________________ CM . . . . Volume VIII Number 21 . . . . June 21, 2002

cover Grizzly Pete and the Ghosts.

Janet Amsden. Illustrated by John Beder.
Toronto, ON: Annick Press, 2002.
32 pp., pbk. & cl., $7.95 (pbk.), $19.95 (cl.).

Kindergarten-grades 2 / Ages 5-7.

Review by Catherine Hoyt.

*** /4


He drifted out the window of the broken building, along the bare streets, past the train station, over the empty hotels. He sailed far above the town towards a tiny light on the mountainside, sliding to a stop outside a log cabin.

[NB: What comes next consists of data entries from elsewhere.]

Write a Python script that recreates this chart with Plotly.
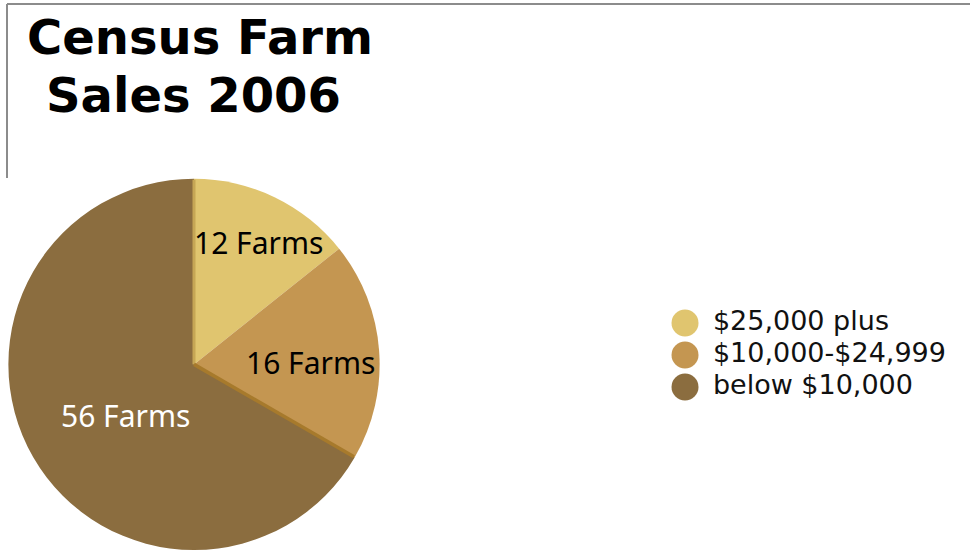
import math
import plotly.graph_objects as go

# Farm sales classes and number of farms in each
categories = ["$25,000 plus", "$10,000-$24,999", "below $10,000"]
farms = [12, 16, 56]
slice_labels = [f"{n} Farms" for n in farms]
colors = ["#E0C56F", "#C49651", "#8B6D3F"]
label_colors = ["#000000", "#000000", "#FFFFFF"]
title_lines = ["Census Farm", "Sales 2006"]

H = 550
W = 970
pie_x = [0.008, 0.392]
pie_y = [0.0, 0.675]
# label placement: fraction of the radius and angular nudge (degrees)
label_radius = [0.743, 0.625, 0.461]
label_angle_shift = [2.2, 3.4, -6.3]
# shaded rim along the 12 o'clock edge and along the edge closing the middle slice
edge_colors = ["#C6A655", "#A77A2C"]
edge_widths = [3, 3.5]

fig = go.Figure()

fig.add_trace(go.Pie(
    labels=categories,
    values=farms,
    textinfo="none",
    marker=dict(colors=colors, line=dict(width=0)),
    sort=False,
    direction="clockwise",
    rotation=0,
    showlegend=False,
    hoverinfo="label+value",
    domain=dict(x=pie_x, y=pie_y),
))

# Pie geometry in pixels (clockwise from 12 o'clock)
cx_px = (pie_x[0] + pie_x[1]) / 2 * W
cy_px = (1 - (pie_y[0] + pie_y[1]) / 2) * H
r_px = min((pie_x[1] - pie_x[0]) * W, (pie_y[1] - pie_y[0]) * H) / 2
total = sum(farms)


def polar(frac_r, ang):
    return (cx_px + frac_r * r_px * math.sin(ang), cy_px - frac_r * r_px * math.cos(ang))


label_ann = []
start = 0.0
for n, txt, col, f, da in zip(farms, slice_labels, label_colors, label_radius, label_angle_shift):
    mid = 2 * math.pi * (start + n / 2) / total + math.radians(da)
    start += n
    px, py = polar(f, mid)
    label_ann.append(dict(
        text=txt, x=px / W, y=1 - py / H, xref="paper", yref="paper",
        xanchor="center", yanchor="middle", showarrow=False,
        font=dict(family="Noto Sans", size=30, color=col),
    ))

edge_shapes = []
for cum, ecol, ew in zip([0, farms[0] + farms[1]], edge_colors, edge_widths):
    ang = 2 * math.pi * cum / total
    ex, ey = polar(0.995, ang)
    edge_shapes.append(dict(
        type="line", xref="paper", yref="paper",
        x0=cx_px / W, y0=1 - cy_px / H, x1=ex / W, y1=1 - ey / H,
        line=dict(color=ecol, width=ew), layer="above",
    ))

# Circle-marker key, one row per sales class
fig.add_trace(go.Scatter(
    x=[0] * len(categories),
    y=categories,
    mode="markers",
    marker=dict(size=27, color=colors, symbol="circle"),
    cliponaxis=False,
    showlegend=False,
    hoverinfo="skip",
))
fig.add_trace(go.Scatter(
    x=[0] * len(categories),
    y=categories,
    mode="markers+text",
    marker=dict(size=43, color="rgba(0,0,0,0)"),
    text=categories,
    textposition="middle right",
    textfont=dict(family="DejaVu Sans", size=27, color="#111111"),
    cliponaxis=False,
    showlegend=False,
    hoverinfo="skip",
))

title_ann = [
    dict(text=f"<b>{line}</b>", x=cx / W, y=1 - cy / H,
         xref="paper", yref="paper", xanchor="center", yanchor="middle",
         showarrow=False, font=dict(family="DejaVu Sans", size=48, color="#000000"))
    for line, cx, cy in zip(title_lines, [199.5, 193.5], [36.5, 94.5])
]

fig.update_layout(
    width=W, height=H,
    margin=dict(l=0, r=0, t=0, b=0),
    paper_bgcolor="white",
    plot_bgcolor="rgba(0,0,0,0)",
    xaxis=dict(domain=[0.6062, 0.8062], range=[-1, 1], visible=False, fixedrange=True),
    yaxis=dict(domain=[1 - 403 / H, 1 - 307 / H], type="category", range=[2.5, -0.5],
               visible=False, fixedrange=True),
    annotations=title_ann + label_ann,
    shapes=edge_shapes + [
        dict(type="line", xref="paper", yref="paper",
             x0=7 / W, x1=1, y0=1 - 4 / H, y1=1 - 4 / H,
             line=dict(color="#8C8C8C", width=2)),
        dict(type="line", xref="paper", yref="paper",
             x0=7 / W, x1=7 / W, y0=1 - 4 / H, y1=1 - 178 / H,
             line=dict(color="#8C8C8C", width=2)),
    ],
)

fig.write_html("out.html")
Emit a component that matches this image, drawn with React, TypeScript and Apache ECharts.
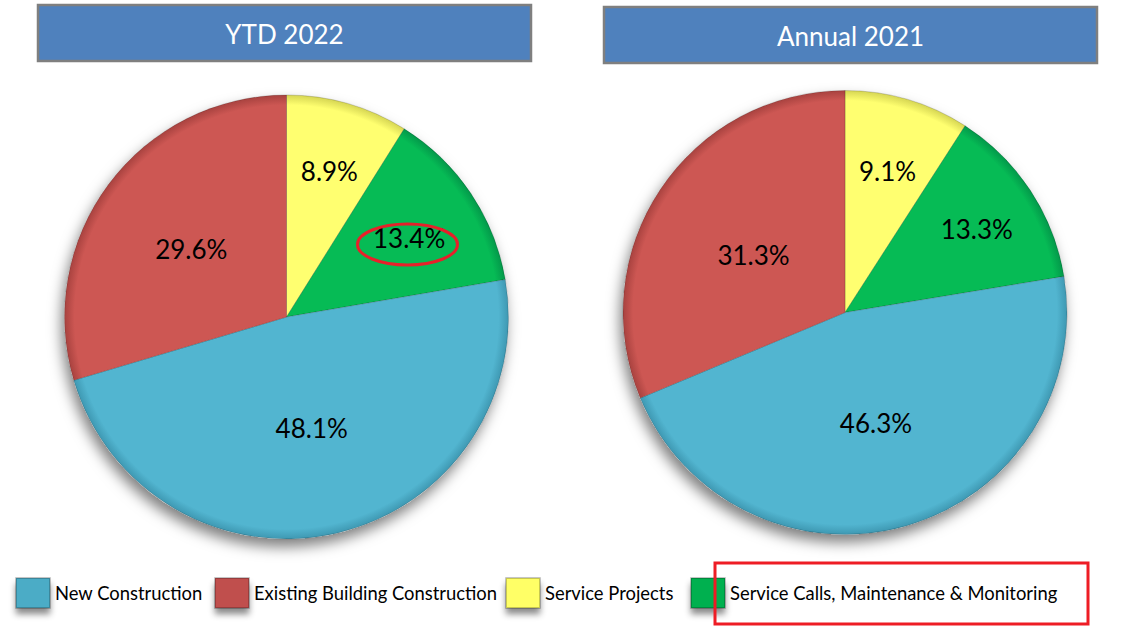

Grizzly Pete is the last inhabitant of Paydirt, a deserted mining town. The last living inhabitant anyhow. There are numerous ghosts including a chubby trio that are the ringleaders of the ghostly gang that wants Paydirt for themselves. These ghosts make it young Spook's job to scare away the last miner. Spook tries his best, but flapping, waving and howling don't work. Grizzly Pete has no fear at all; he actually threatens Spook with "Scoot! Or I'll tin you." Readers will be impressed with the fact that even they know the trick to Grizzly Pete's threat. This allows the reader to be in on the joke. At first, Snark and the others don't believe Spook, but then they see the trapped ghost for themselves. A dejected Spook leaves town, but, when Spook discovers the secret to Grizzly Pete's trick, he returns to Paydirt. Spook has a plan of his own and shows Grizzly Pete that there is no gold left in the mine. Grizzly Pete and Spook decide to partner up and leave town together in search of gold.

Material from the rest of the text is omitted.